Montgomery, who also serves at the quarterbacks coach, notes that the battle is being at least partially driven by the rest of the offense. Comfort with who’s taking snaps, he explains, is what drives the entire unit, so seeing who clicks best with everyone else is a major factor in the eventual decision.

“They’re all doing well and eventually we’ll settle on a starter or maybe play two. But we’ve got four quarterbacks that we feel good about,” he says. “We have guys with different talents, so we may use two guys to take advantage of that. At some point, somebody’s going to get banged up and the next guy has to be ready to go.”

In the backfield, Jody Webb and Martin Ruiz both return, giving YSU reliable options in the running game. Webb was the Penguins’ top rusher last year with 857 yards and nine touchdowns, ranking sixth in the nation with just over seven yards per carry. Ruiz, who got the lion’s share of carries for the team, ran for 739 yards and four touchdowns.

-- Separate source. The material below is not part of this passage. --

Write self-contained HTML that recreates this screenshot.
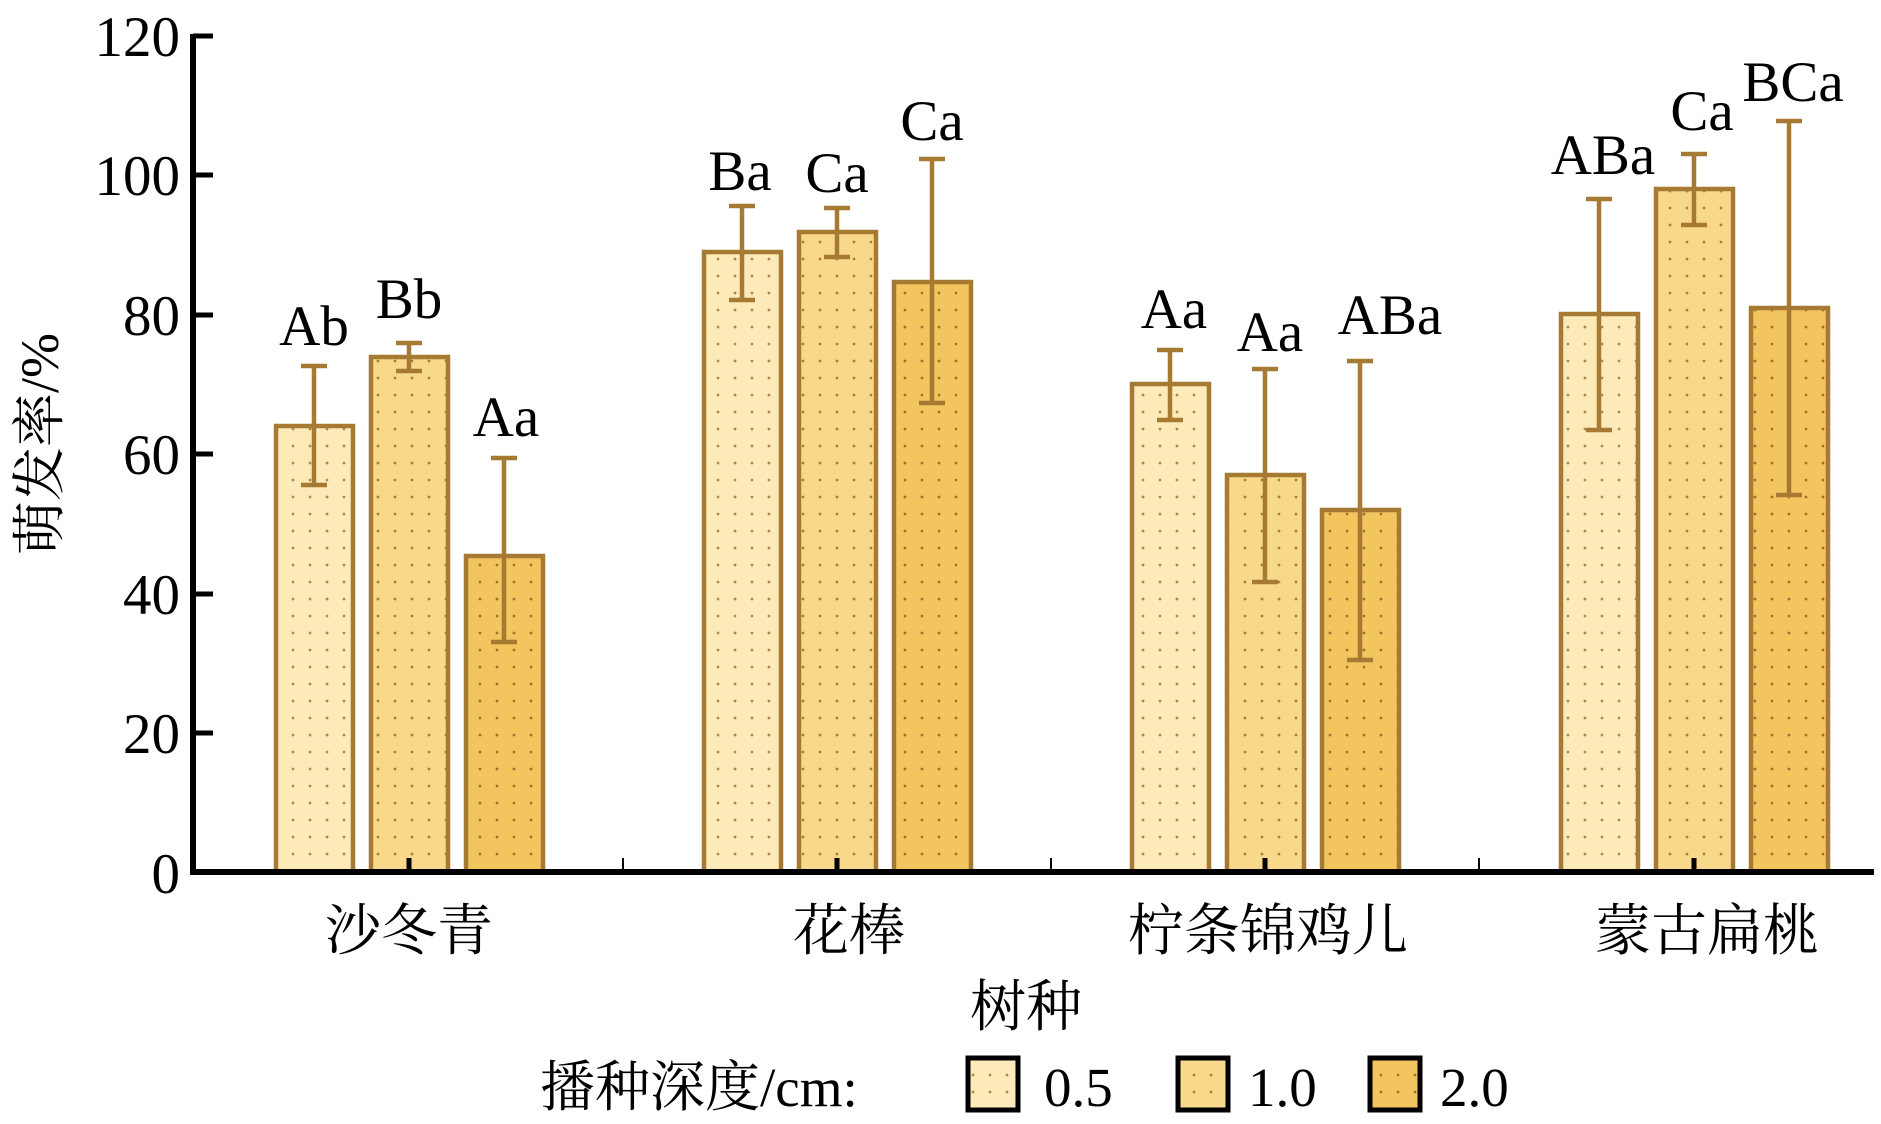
<!DOCTYPE html>
<html><head><meta charset="utf-8"><style>
html,body{margin:0;padding:0;background:#fff}
svg{display:block}
text{font-family:"Liberation Serif","Noto Serif CJK SC",serif;fill:#000}
</style></head><body>
<svg width="1881" height="1124" viewBox="0 0 1881 1124" xmlns="http://www.w3.org/2000/svg">
<defs>
<pattern id="d1" width="17" height="17" patternUnits="userSpaceOnUse"><rect width="17" height="17" fill="#FCEBB8"/><circle cx="4" cy="4" r="1.4" fill="#B08A4A"/></pattern>
<pattern id="d2" width="17" height="17" patternUnits="userSpaceOnUse"><rect width="17" height="17" fill="#F8D98C"/><circle cx="4" cy="4" r="1.4" fill="#A8803C"/></pattern>
<pattern id="d3" width="17" height="17" patternUnits="userSpaceOnUse"><rect width="17" height="17" fill="#F2C55E"/><circle cx="4" cy="4" r="1.4" fill="#9C7430"/></pattern>
</defs>
<g id="bars" stroke="#A67A32" stroke-width="4.5">
<rect x="276" y="426" width="77" height="446" fill="url(#d1)"/>
<rect x="371" y="357" width="77" height="515" fill="url(#d2)"/>
<rect x="466" y="556" width="77" height="316" fill="url(#d3)"/>
<rect x="704" y="252" width="77" height="620" fill="url(#d1)"/>
<rect x="799" y="232" width="77" height="640" fill="url(#d2)"/>
<rect x="894" y="282" width="77" height="590" fill="url(#d3)"/>
<rect x="1132" y="384" width="77" height="488" fill="url(#d1)"/>
<rect x="1227" y="475" width="77" height="397" fill="url(#d2)"/>
<rect x="1322" y="510" width="77" height="362" fill="url(#d3)"/>
<rect x="1561" y="314" width="77" height="558" fill="url(#d1)"/>
<rect x="1656" y="189" width="77" height="683" fill="url(#d2)"/>
<rect x="1751" y="308" width="77" height="564" fill="url(#d3)"/>
</g>
<g stroke="#A67A32" stroke-width="4.5" fill="none">
<path d="M314 366V485M301 366h26M301 485h26"/>
<path d="M409 343V371M396 343h26M396 371h26"/>
<path d="M504 458V642M491 458h26M491 642h26"/>
<path d="M742 206V300M729 206h26M729 300h26"/>
<path d="M837 208V257M824 208h26M824 257h26"/>
<path d="M932 159V403M919 159h26M919 403h26"/>
<path d="M1170 350V420M1157 350h26M1157 420h26"/>
<path d="M1265 369V582M1252 369h26M1252 582h26"/>
<path d="M1360 361V660M1347 361h26M1347 660h26"/>
<path d="M1599 199V430M1586 199h26M1586 430h26"/>
<path d="M1694 154V225M1681 154h26M1681 225h26"/>
<path d="M1789 121V495M1776 121h26M1776 495h26"/>
</g>
<g stroke="#000" fill="none">
<path d="M193 34V874" stroke-width="6"/>
<path d="M190 872H1874" stroke-width="6"/>
<path d="M193 36h20M193 175h20M193 315h20M193 454h20M193 594h20M193 733h20" stroke-width="5"/>
<path d="M409 872v-14M837 872v-14M1265 872v-14M1694 872v-14" stroke-width="5"/>
<path d="M623 872v-14M1051 872v-14M1479 872v-14" stroke-width="2"/>
</g>
<g font-size="57" text-anchor="end">
<text x="180" y="56">120</text>
<text x="180" y="195">100</text>
<text x="180" y="335">80</text>
<text x="180" y="474">60</text>
<text x="180" y="614">40</text>
<text x="180" y="753">20</text>
<text x="180" y="893">0</text>
</g>
<g font-size="57" text-anchor="middle">
<text x="314" y="345">Ab</text>
<text x="409" y="318">Bb</text>
<text x="506" y="436">Aa</text>
<text x="740" y="190">Ba</text>
<text x="837" y="192">Ca</text>
<text x="932" y="140">Ca</text>
<text x="1174" y="328">Aa</text>
<text x="1270" y="351">Aa</text>
<text x="1390" y="334">ABa</text>
<text x="1603" y="174">ABa</text>
<text x="1702" y="130">Ca</text>
<text x="1793" y="101">BCa</text>
</g>
<g font-size="56" text-anchor="middle">
<text x="409" y="950">沙冬青</text>
<text x="849" y="950">花棒</text>
<text x="1268" y="950">柠条锦鸡儿</text>
<text x="1707" y="950">蒙古扁桃</text>
<text x="1026" y="1026">树种</text>
</g>
<text font-size="54" text-anchor="middle" transform="translate(58,444) rotate(-90)">萌发率/%</text>
<g font-size="55">
<text x="540" y="1106">播种深度/cm:</text>
<text x="1044" y="1106">0.5</text>
<text x="1248" y="1106">1.0</text>
<text x="1440" y="1106">2.0</text>
</g>
<g stroke="#000" stroke-width="5">
<rect x="968" y="1058" width="50" height="52" fill="url(#d1)"/>
<rect x="1178" y="1058" width="50" height="52" fill="url(#d2)"/>
<rect x="1370" y="1058" width="50" height="52" fill="url(#d3)"/>
</g>
</svg>
</body></html>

At wide receiver, Montgomery calls the corps “as deep and talented as we’ve ever seen” in his seven years at Youngstown State. He basis that assessment on the return of Isiah Scott and Darien Townsend and the arrival of three transfers in Stefan Derrick, Damoun Patterson and Alvin Bailey, who came to YSU from Florida. There, Bailey had three catches for 49 yards.

With all the (hopefully) right pieces assembled and prepared for the regular season, the eyes in the Youngstown State locker room are firmly planted on avoiding the mistakes of past seasons. Last year, the team lost four of its last six games. The two years before, they lost the last three games of the season. In 2012, the Penguins lost four straight in October to bounce them from playoff contention.

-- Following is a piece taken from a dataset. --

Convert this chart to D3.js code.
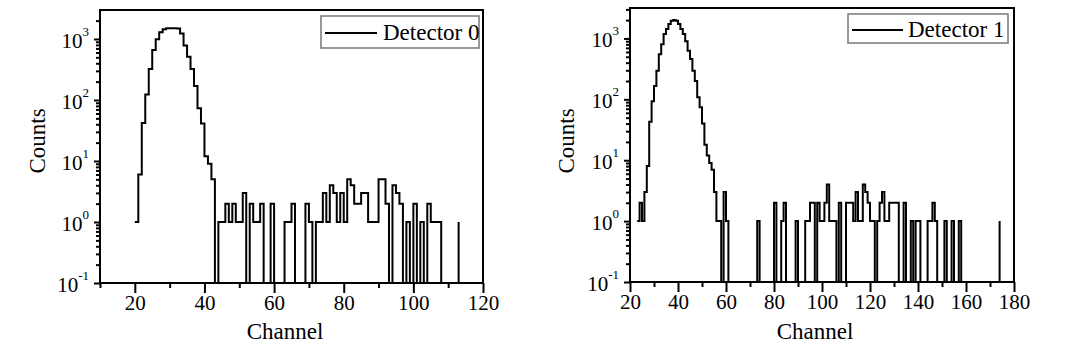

“We need everybody to get better. We can’t zero in on one [person or position]. We have to get better across the board,” Bo Pelini says. “We could have been much better. I don’t get caught up in statistics – it all comes down to winning games, and we do what it takes to win games.”

What makes things challenging is the quality of Missouri Valley Football Conference, which last year sent a record-tying five teams to the playoffs, including North Dakota State University, winner of the past five national titles. This year, the Penguins play four of last year’s top five conference teams, traveling to North Dakota State, Illinois State University and South Dakota State University and playing University of Northern Iowa at home.

Out-of-conference, YSU opens the season Sept. 1 at home against Duquesne University before traveling to West Virignia University, a member of the Big 12. Non-conference play closes against Robert Morris University.

“We’ll be a good football team. … It’s hard to predict,” Montgomery says. “We play in the toughest league in the country and with our nonconference schedule, this is probably the most challenging schedule we’ve had since I’ve been here.”

With so many things looking so similar to years past, what Youngstown State has to focus on this season is correcting past faults. Whether through weight training to reduce injuries, speeding through practice because everyone better understands the playbook, or a maintained intensity throughout the season, everyone in the Penguins camp feels the sky is the limit for this team.

“I don’t think there is a ceiling,” says defensive coordinator Carl Pelini. “If we can play fast and keep studying our responsibilities and communicate well, we can be the best defense in the country.”

On the opposite side of the ball, Montgomery provides a similar analysis for the offense.

“When you get to the season and are playing a different opponent every week, it’s not hard to get guys motivated,” he says. “We have the talent to compete for a championship, but it takes work day in and day out. We can’t take any days off.”

The head coach didn’t offer any outlooks for the season. Instead, midway through camp, he said which game stands out on the schedule.

“Duquesne,” he says abruptly. “And we’ll just go from there.”

Pictured: As he prepares to begin his second season at the helm, Penguins head coach Bo Pelini aims to overcome the late-season troubles that have plagued YSU in recent years.